Written problem: List every line in this data where the string "matplotlib" occurs.

Given data:

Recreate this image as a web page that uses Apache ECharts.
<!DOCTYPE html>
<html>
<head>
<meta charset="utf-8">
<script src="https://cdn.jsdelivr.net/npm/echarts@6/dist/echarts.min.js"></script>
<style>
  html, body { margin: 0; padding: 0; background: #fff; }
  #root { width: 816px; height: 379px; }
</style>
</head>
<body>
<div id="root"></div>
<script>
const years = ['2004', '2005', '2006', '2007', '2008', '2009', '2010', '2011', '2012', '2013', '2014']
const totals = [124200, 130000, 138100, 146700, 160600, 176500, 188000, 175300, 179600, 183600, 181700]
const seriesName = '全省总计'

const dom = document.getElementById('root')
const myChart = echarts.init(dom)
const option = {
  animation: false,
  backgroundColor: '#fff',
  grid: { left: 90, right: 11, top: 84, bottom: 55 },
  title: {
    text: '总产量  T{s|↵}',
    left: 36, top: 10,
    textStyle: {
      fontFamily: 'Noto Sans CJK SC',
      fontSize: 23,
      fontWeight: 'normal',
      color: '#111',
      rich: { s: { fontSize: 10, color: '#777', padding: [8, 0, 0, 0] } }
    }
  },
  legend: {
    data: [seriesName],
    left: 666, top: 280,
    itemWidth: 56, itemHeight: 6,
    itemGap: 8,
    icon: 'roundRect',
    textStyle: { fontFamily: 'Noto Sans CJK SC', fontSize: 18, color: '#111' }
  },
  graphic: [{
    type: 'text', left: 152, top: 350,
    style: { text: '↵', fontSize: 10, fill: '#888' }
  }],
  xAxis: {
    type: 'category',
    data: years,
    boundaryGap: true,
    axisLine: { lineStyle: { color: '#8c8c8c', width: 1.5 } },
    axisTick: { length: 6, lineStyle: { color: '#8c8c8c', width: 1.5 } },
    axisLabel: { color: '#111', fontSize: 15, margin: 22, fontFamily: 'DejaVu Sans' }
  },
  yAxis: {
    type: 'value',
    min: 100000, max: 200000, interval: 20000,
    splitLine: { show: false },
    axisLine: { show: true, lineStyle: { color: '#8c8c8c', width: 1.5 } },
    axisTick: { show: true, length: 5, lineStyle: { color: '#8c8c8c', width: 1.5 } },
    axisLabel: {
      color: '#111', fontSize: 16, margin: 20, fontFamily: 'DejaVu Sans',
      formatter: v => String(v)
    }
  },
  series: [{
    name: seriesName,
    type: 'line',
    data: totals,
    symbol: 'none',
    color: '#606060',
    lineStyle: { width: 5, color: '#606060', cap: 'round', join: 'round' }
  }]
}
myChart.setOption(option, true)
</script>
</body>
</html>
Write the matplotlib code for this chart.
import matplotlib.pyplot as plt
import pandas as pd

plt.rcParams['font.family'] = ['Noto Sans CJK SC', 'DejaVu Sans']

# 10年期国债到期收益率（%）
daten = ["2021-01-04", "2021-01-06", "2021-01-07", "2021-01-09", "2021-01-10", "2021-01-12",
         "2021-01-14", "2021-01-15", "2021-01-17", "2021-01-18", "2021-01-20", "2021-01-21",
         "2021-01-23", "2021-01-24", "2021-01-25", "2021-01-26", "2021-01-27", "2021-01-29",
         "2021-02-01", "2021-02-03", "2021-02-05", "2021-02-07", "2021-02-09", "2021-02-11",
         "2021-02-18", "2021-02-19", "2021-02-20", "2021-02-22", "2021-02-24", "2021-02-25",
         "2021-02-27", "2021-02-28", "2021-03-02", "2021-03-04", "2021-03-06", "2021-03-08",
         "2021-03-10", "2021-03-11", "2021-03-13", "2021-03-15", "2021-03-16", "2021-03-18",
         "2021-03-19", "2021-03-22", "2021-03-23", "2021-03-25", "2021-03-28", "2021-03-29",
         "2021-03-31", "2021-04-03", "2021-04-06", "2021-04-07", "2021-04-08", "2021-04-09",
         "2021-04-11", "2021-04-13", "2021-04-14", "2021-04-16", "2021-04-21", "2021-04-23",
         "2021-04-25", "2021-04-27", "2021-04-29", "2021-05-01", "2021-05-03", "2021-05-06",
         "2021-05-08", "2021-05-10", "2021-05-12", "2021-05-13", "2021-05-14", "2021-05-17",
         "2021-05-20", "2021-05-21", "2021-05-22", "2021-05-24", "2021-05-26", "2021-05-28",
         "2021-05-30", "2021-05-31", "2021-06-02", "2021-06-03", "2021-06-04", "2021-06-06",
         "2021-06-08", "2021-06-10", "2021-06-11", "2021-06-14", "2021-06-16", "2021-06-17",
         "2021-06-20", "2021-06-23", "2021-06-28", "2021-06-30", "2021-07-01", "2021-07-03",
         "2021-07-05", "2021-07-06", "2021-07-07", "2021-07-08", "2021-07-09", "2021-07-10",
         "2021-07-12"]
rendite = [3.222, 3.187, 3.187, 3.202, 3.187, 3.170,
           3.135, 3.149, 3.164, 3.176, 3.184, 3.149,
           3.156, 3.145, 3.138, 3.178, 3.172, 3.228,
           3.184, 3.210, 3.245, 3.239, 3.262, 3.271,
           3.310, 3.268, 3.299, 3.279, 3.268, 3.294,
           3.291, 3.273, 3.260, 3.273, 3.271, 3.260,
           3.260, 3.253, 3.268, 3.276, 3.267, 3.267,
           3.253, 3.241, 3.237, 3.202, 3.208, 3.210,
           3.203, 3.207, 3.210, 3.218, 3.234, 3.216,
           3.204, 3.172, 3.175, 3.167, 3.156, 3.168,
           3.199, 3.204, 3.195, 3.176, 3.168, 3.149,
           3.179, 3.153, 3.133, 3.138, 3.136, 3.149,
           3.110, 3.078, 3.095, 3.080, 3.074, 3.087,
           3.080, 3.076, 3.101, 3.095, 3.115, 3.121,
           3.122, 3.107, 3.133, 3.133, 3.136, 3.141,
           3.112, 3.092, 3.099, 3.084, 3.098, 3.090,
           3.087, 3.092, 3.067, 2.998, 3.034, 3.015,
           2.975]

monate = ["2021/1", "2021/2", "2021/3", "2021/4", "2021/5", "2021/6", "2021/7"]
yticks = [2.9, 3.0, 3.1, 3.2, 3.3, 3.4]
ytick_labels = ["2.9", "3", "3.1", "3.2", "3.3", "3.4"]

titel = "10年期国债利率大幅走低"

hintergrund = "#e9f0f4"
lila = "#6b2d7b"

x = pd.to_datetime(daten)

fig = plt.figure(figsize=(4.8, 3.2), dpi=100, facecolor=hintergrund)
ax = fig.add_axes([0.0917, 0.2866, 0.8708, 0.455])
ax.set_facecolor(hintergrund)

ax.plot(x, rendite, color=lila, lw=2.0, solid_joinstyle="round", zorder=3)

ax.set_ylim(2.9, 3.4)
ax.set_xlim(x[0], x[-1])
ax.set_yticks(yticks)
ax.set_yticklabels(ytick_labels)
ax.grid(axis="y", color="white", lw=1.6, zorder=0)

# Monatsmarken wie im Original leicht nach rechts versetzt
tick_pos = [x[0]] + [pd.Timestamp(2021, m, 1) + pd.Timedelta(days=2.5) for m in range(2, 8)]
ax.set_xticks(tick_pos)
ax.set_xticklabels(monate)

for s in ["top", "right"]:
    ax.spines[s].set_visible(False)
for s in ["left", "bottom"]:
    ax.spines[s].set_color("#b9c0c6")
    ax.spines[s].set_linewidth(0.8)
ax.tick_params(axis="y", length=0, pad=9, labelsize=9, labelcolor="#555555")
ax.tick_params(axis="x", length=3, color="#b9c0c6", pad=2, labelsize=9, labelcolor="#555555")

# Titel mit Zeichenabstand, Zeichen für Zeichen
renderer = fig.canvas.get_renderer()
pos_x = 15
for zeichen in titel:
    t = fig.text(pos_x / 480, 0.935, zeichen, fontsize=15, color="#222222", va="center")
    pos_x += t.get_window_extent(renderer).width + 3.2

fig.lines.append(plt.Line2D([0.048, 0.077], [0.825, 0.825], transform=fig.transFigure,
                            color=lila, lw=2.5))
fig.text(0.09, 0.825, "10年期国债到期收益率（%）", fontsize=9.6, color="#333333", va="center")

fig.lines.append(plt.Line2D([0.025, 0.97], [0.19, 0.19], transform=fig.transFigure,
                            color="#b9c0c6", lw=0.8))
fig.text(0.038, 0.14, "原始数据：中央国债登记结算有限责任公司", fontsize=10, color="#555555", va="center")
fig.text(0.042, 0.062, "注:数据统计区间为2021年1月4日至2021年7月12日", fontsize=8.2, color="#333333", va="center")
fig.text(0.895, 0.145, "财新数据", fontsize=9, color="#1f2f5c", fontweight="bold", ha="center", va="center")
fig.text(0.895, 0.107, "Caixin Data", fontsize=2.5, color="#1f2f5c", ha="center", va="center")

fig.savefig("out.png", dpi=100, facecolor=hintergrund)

Result:
Write the matplotlib code for this chart.
import matplotlib.pyplot as plt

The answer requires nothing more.